_RECORD LIST:_
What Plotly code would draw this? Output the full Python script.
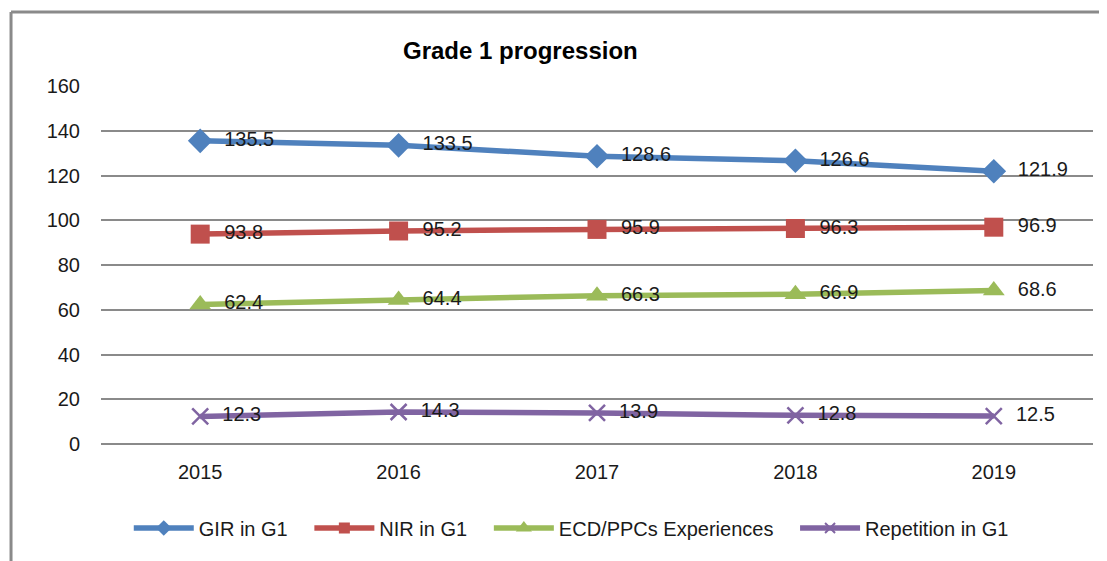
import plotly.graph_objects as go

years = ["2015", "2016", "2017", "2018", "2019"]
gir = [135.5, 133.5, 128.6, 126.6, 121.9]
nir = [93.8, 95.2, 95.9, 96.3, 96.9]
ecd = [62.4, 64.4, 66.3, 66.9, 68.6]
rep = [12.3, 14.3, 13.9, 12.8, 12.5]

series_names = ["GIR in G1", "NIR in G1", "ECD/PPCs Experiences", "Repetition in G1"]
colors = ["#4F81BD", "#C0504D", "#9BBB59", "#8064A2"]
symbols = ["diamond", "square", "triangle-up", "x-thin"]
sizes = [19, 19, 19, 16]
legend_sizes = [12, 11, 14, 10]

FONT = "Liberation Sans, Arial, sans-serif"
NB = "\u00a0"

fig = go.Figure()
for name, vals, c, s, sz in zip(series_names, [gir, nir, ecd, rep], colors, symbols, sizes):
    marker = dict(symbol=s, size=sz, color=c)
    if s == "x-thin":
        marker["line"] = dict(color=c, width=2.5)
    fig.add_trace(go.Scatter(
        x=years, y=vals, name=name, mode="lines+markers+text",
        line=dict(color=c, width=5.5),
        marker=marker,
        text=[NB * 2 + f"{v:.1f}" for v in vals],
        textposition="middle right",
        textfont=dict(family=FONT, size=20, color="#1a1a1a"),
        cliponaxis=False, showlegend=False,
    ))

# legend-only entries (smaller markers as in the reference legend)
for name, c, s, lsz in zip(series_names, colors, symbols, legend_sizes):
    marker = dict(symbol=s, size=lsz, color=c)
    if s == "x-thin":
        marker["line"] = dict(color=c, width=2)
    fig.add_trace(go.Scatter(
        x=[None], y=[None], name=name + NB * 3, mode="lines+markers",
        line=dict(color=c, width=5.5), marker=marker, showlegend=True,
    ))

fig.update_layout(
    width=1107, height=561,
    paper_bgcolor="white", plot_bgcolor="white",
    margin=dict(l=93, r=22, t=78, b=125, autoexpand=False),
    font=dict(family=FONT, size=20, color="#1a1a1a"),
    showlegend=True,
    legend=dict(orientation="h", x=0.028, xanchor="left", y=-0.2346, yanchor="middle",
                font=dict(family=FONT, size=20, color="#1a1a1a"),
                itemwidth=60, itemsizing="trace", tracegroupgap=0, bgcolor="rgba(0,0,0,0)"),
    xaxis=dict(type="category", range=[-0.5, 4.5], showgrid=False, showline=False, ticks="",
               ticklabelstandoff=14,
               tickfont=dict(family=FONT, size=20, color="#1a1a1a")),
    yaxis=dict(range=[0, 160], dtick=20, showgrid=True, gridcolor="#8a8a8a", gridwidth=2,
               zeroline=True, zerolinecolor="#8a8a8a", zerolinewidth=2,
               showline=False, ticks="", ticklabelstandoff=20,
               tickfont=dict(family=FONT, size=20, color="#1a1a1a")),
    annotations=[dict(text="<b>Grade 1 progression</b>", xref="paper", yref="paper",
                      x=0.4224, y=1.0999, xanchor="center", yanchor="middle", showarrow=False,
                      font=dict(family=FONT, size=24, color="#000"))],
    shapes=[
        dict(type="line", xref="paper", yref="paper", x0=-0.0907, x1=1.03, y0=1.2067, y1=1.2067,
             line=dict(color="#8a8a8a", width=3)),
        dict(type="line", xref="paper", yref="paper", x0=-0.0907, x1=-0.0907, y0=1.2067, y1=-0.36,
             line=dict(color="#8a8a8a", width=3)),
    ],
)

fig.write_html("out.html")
==
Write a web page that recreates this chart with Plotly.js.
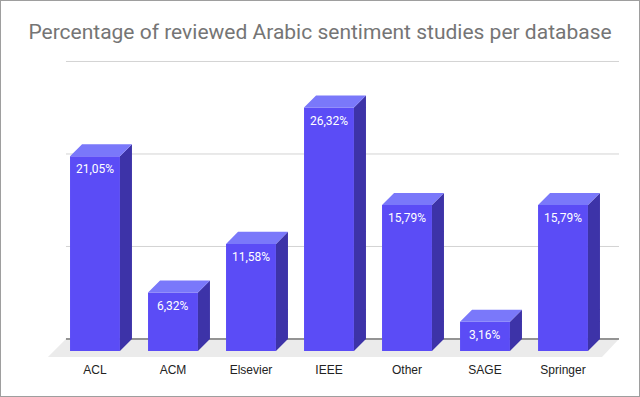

_EXERCISE PROMPT:_ In the listing above, find the line with "What Plotly code" and the line with "import plotly.graph_objects as go". Set down both and every line between them, minus the pictures.

_EXERCISE RESULT:_
What Plotly code would draw this? Output the full Python script.
import plotly.graph_objects as go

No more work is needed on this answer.